Do not use the charge plug if you have replaced the battery with a different type (chemistry or cell count).
Jani,
I was hoping that the default antenna can be unplugged/removed if and when needed without much fuss for extended external/directional antenna. Can you confirm the default antenna cable lead is soldered to main Tx board or does it use some sort of micro MCX connector? thanks
You loose the telemetry as external module cannot feed telemetry data to mainboard where cpu is. Main cpu is hardwired to internal rx module and its telemetry port. Thats one thing we try to solve with frsky as thry overlooked this issue during hardware design.
sure we can hack it like always but that doesnot work for all peiple. Also internal module is hardwired to that small rubber antenna so you cannot connect external antennas easily on it like you can on external module.
Jani,
Do you loose telemetry because there is a module active in the radio, or is it simply because you are no longer using the FRsky rx?
AlljDrones RTF kits are now shipping with Taranis radios and also IOBoards are included on installations.

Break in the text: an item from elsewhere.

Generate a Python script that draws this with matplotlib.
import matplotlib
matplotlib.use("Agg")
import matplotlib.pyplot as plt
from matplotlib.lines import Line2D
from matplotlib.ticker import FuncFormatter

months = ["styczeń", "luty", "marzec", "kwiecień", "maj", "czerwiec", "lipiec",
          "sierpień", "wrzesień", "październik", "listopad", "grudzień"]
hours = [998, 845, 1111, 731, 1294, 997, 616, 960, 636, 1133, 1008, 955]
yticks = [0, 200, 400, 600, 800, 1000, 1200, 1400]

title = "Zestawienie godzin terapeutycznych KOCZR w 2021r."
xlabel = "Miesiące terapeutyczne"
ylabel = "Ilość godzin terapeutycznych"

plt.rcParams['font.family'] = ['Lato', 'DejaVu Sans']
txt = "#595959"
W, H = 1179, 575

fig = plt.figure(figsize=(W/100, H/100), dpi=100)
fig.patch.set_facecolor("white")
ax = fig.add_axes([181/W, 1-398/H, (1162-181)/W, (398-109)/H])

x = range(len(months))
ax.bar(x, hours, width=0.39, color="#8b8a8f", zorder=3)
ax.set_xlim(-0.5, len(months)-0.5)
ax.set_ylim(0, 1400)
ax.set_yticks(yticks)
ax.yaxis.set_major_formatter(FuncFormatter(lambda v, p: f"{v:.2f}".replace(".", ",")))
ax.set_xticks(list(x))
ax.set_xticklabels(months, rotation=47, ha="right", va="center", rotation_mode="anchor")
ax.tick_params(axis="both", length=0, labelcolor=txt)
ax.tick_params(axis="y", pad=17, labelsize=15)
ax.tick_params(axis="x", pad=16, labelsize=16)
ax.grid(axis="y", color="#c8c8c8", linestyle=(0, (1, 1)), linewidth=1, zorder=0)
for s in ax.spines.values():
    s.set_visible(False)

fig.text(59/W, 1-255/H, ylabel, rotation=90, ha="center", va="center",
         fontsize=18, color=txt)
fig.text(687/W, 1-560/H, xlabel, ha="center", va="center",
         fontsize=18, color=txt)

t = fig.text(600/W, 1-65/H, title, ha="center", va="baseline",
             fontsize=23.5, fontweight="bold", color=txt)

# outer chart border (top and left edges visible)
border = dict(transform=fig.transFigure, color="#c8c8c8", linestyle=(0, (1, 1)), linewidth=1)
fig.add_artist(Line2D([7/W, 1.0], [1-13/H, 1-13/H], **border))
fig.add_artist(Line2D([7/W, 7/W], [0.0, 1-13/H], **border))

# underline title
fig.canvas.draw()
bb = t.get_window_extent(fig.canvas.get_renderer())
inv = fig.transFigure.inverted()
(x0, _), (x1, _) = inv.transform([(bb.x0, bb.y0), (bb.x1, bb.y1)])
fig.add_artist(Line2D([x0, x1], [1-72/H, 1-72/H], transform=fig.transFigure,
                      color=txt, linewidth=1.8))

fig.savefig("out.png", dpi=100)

I have been talking a lot with FrSky about few modifications for the taranis radio. So let's see how they listen now. Currently we will loose telemetry if using external module which is a bit bad. There are some changes going to be on main pcb in future but when, i don't know yet. Let's hope soon :)
@Iskess: I had the AAx8 pack as the backup, but I hadn't tried putting to cover on D'oh. It won't fit. I think I need a different 8xAA battery holder, or a 8xAA NiMH pack that held together with shrink wrap for it to fit, it's just marginally smaller than the 9x, though the 9x battery cover also fits. Very strange, but my 3S 1800mAh LiFePo4 batts fits well , so I'm good for long flight times,
Thanks Bill for the photos.
Yep, Lipo or LiFe batts will fit with modified/right plugs as required. And off course "Don't charge using regular NiCd chargers & don't charge LiPo batts inside the Tx " caution applies.
@Iskess, you are correct, that the foam pad needs to be removed when using 8xAA battery holder.